● REQUIRED WORK
Please transcribe the data below exactly. Leave the pictures out.
==========
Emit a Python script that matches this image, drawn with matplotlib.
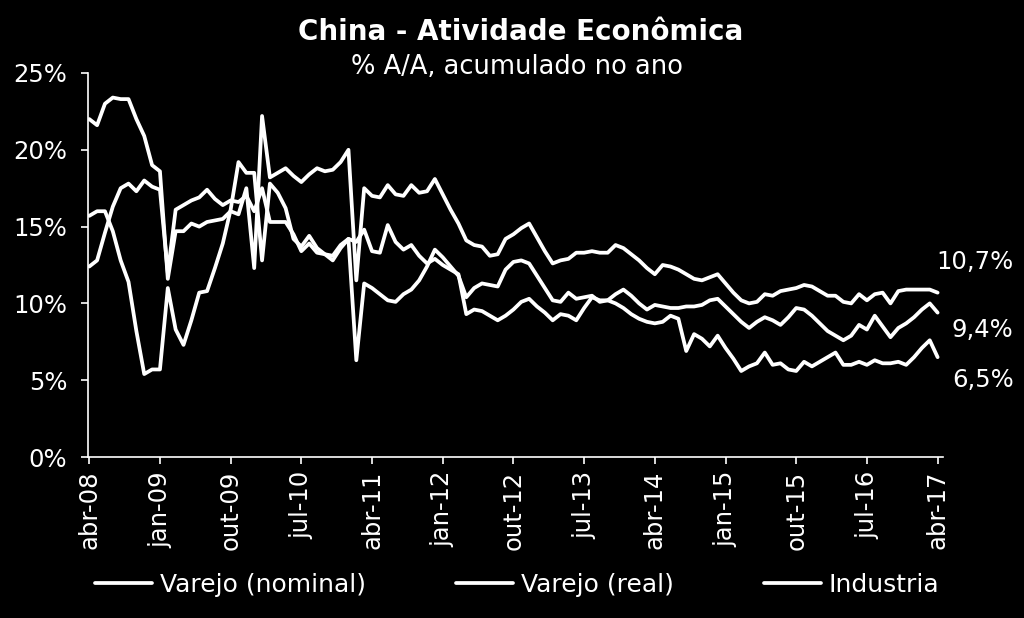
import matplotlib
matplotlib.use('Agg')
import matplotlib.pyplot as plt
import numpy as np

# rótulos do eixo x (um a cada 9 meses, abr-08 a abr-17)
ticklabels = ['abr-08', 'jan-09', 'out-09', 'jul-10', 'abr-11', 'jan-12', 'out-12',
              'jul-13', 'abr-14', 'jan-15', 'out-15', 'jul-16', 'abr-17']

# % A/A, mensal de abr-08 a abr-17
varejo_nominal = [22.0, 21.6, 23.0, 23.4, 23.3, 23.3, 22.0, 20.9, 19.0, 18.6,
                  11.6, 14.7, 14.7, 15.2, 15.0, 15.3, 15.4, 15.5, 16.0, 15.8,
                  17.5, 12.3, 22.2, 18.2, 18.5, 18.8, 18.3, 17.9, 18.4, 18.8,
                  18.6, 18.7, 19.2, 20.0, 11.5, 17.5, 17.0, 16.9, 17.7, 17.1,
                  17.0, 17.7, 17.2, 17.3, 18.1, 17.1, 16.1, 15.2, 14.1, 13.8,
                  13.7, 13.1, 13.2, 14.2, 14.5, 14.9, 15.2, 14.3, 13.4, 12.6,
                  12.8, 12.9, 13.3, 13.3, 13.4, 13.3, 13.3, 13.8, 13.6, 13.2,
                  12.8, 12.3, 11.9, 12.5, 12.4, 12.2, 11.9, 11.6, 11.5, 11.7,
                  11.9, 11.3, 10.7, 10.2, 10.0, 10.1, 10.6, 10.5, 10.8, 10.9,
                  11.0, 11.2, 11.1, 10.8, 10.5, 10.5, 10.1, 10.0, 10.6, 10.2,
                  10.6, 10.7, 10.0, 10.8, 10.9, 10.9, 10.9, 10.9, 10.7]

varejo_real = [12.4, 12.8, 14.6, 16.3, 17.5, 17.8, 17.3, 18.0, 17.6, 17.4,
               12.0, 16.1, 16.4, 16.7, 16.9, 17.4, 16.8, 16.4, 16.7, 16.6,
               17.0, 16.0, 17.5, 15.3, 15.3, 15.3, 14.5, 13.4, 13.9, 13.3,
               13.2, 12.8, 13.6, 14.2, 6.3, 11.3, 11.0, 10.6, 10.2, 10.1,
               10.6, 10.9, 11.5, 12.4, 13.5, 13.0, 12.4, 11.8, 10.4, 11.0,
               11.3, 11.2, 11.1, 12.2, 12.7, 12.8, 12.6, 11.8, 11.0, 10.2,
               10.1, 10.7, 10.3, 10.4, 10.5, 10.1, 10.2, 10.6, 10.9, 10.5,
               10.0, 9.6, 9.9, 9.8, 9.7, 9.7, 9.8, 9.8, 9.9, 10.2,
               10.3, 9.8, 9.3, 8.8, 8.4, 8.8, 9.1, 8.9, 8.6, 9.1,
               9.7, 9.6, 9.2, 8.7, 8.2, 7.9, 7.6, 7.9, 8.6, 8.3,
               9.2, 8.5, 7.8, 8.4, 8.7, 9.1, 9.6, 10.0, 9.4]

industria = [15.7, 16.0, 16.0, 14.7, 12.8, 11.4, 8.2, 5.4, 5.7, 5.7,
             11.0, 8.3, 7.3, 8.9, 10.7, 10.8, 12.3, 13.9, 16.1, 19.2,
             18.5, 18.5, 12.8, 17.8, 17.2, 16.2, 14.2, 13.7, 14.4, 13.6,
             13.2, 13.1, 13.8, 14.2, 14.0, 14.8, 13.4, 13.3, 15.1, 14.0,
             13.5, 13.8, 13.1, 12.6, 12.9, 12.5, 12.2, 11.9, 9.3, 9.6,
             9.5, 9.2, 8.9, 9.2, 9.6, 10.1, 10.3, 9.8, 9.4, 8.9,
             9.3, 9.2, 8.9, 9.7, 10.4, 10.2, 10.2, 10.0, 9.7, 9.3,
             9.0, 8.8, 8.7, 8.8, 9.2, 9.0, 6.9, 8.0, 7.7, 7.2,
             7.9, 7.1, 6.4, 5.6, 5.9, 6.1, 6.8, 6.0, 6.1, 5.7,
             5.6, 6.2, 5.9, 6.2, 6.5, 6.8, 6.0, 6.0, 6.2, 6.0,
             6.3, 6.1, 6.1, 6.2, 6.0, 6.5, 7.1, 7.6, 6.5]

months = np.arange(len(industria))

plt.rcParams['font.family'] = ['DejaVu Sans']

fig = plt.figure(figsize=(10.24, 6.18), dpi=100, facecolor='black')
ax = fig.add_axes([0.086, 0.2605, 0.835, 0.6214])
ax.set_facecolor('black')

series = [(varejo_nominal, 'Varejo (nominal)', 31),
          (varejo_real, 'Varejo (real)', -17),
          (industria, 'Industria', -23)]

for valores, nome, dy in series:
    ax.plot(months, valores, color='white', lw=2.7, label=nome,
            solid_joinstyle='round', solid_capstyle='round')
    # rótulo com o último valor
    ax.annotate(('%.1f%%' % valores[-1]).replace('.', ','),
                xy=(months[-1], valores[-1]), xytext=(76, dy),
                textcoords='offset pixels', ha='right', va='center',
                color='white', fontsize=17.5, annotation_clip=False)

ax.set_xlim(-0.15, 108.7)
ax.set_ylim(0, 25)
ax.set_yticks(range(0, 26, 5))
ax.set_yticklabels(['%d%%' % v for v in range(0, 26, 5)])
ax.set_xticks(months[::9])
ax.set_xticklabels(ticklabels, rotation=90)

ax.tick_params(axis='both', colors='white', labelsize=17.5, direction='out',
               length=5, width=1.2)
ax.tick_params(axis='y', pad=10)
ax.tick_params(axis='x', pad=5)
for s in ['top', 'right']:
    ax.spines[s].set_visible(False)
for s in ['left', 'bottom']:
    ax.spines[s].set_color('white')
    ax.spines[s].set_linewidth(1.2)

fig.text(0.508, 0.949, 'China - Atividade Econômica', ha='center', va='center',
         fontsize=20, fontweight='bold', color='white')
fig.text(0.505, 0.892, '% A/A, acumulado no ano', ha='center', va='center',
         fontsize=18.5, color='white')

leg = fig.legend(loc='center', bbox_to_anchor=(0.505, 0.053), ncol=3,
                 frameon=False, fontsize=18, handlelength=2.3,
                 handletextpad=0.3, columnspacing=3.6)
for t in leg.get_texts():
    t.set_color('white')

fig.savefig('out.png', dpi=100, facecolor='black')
==========
● WRITTEN ANSWER
Emit a Python script that matches this image, drawn with matplotlib.
import matplotlib
matplotlib.use('Agg')
import matplotlib.pyplot as plt
import numpy as np

# rótulos do eixo x (um a cada 9 meses, abr-08 a abr-17)
ticklabels = ['abr-08', 'jan-09', 'out-09', 'jul-10', 'abr-11', 'jan-12', 'out-12',
              'jul-13', 'abr-14', 'jan-15', 'out-15', 'jul-16', 'abr-17']

# % A/A, mensal de abr-08 a abr-17
varejo_nominal = [22.0, 21.6, 23.0, 23.4, 23.3, 23.3, 22.0, 20.9, 19.0, 18.6,
                  11.6, 14.7, 14.7, 15.2, 15.0, 15.3, 15.4, 15.5, 16.0, 15.8,
                  17.5, 12.3, 22.2, 18.2, 18.5, 18.8, 18.3, 17.9, 18.4, 18.8,
                  18.6, 18.7, 19.2, 20.0, 11.5, 17.5, 17.0, 16.9, 17.7, 17.1,
                  17.0, 17.7, 17.2, 17.3, 18.1, 17.1, 16.1, 15.2, 14.1, 13.8,
                  13.7, 13.1, 13.2, 14.2, 14.5, 14.9, 15.2, 14.3, 13.4, 12.6,
                  12.8, 12.9, 13.3, 13.3, 13.4, 13.3, 13.3, 13.8, 13.6, 13.2,
                  12.8, 12.3, 11.9, 12.5, 12.4, 12.2, 11.9, 11.6, 11.5, 11.7,
                  11.9, 11.3, 10.7, 10.2, 10.0, 10.1, 10.6, 10.5, 10.8, 10.9,
                  11.0, 11.2, 11.1, 10.8, 10.5, 10.5, 10.1, 10.0, 10.6, 10.2,
                  10.6, 10.7, 10.0, 10.8, 10.9, 10.9, 10.9, 10.9, 10.7]

varejo_real = [12.4, 12.8, 14.6, 16.3, 17.5, 17.8, 17.3, 18.0, 17.6, 17.4,
               12.0, 16.1, 16.4, 16.7, 16.9, 17.4, 16.8, 16.4, 16.7, 16.6,
               17.0, 16.0, 17.5, 15.3, 15.3, 15.3, 14.5, 13.4, 13.9, 13.3,
               13.2, 12.8, 13.6, 14.2, 6.3, 11.3, 11.0, 10.6, 10.2, 10.1,
               10.6, 10.9, 11.5, 12.4, 13.5, 13.0, 12.4, 11.8, 10.4, 11.0,
               11.3, 11.2, 11.1, 12.2, 12.7, 12.8, 12.6, 11.8, 11.0, 10.2,
               10.1, 10.7, 10.3, 10.4, 10.5, 10.1, 10.2, 10.6, 10.9, 10.5,
               10.0, 9.6, 9.9, 9.8, 9.7, 9.7, 9.8, 9.8, 9.9, 10.2,
               10.3, 9.8, 9.3, 8.8, 8.4, 8.8, 9.1, 8.9, 8.6, 9.1,
               9.7, 9.6, 9.2, 8.7, 8.2, 7.9, 7.6, 7.9, 8.6, 8.3,
               9.2, 8.5, 7.8, 8.4, 8.7, 9.1, 9.6, 10.0, 9.4]

industria = [15.7, 16.0, 16.0, 14.7, 12.8, 11.4, 8.2, 5.4, 5.7, 5.7,
             11.0, 8.3, 7.3, 8.9, 10.7, 10.8, 12.3, 13.9, 16.1, 19.2,
             18.5, 18.5, 12.8, 17.8, 17.2, 16.2, 14.2, 13.7, 14.4, 13.6,
             13.2, 13.1, 13.8, 14.2, 14.0, 14.8, 13.4, 13.3, 15.1, 14.0,
             13.5, 13.8, 13.1, 12.6, 12.9, 12.5, 12.2, 11.9, 9.3, 9.6,
             9.5, 9.2, 8.9, 9.2, 9.6, 10.1, 10.3, 9.8, 9.4, 8.9,
             9.3, 9.2, 8.9, 9.7, 10.4, 10.2, 10.2, 10.0, 9.7, 9.3,
             9.0, 8.8, 8.7, 8.8, 9.2, 9.0, 6.9, 8.0, 7.7, 7.2,
             7.9, 7.1, 6.4, 5.6, 5.9, 6.1, 6.8, 6.0, 6.1, 5.7,
             5.6, 6.2, 5.9, 6.2, 6.5, 6.8, 6.0, 6.0, 6.2, 6.0,
             6.3, 6.1, 6.1, 6.2, 6.0, 6.5, 7.1, 7.6, 6.5]

months = np.arange(len(industria))

plt.rcParams['font.family'] = ['DejaVu Sans']

fig = plt.figure(figsize=(10.24, 6.18), dpi=100, facecolor='black')
ax = fig.add_axes([0.086, 0.2605, 0.835, 0.6214])
ax.set_facecolor('black')

series = [(varejo_nominal, 'Varejo (nominal)', 31),
          (varejo_real, 'Varejo (real)', -17),
          (industria, 'Industria', -23)]

for valores, nome, dy in series:
    ax.plot(months, valores, color='white', lw=2.7, label=nome,
            solid_joinstyle='round', solid_capstyle='round')
    # rótulo com o último valor
    ax.annotate(('%.1f%%' % valores[-1]).replace('.', ','),
                xy=(months[-1], valores[-1]), xytext=(76, dy),
                textcoords='offset pixels', ha='right', va='center',
                color='white', fontsize=17.5, annotation_clip=False)

ax.set_xlim(-0.15, 108.7)
ax.set_ylim(0, 25)
ax.set_yticks(range(0, 26, 5))
ax.set_yticklabels(['%d%%' % v for v in range(0, 26, 5)])
ax.set_xticks(months[::9])
ax.set_xticklabels(ticklabels, rotation=90)

ax.tick_params(axis='both', colors='white', labelsize=17.5, direction='out',
               length=5, width=1.2)
ax.tick_params(axis='y', pad=10)
ax.tick_params(axis='x', pad=5)
for s in ['top', 'right']:
    ax.spines[s].set_visible(False)
for s in ['left', 'bottom']:
    ax.spines[s].set_color('white')
    ax.spines[s].set_linewidth(1.2)

fig.text(0.508, 0.949, 'China - Atividade Econômica', ha='center', va='center',
         fontsize=20, fontweight='bold', color='white')
fig.text(0.505, 0.892, '% A/A, acumulado no ano', ha='center', va='center',
         fontsize=18.5, color='white')

leg = fig.legend(loc='center', bbox_to_anchor=(0.505, 0.053), ncol=3,
                 frameon=False, fontsize=18, handlelength=2.3,
                 handletextpad=0.3, columnspacing=3.6)
for t in leg.get_texts():
    t.set_color('white')

fig.savefig('out.png', dpi=100, facecolor='black')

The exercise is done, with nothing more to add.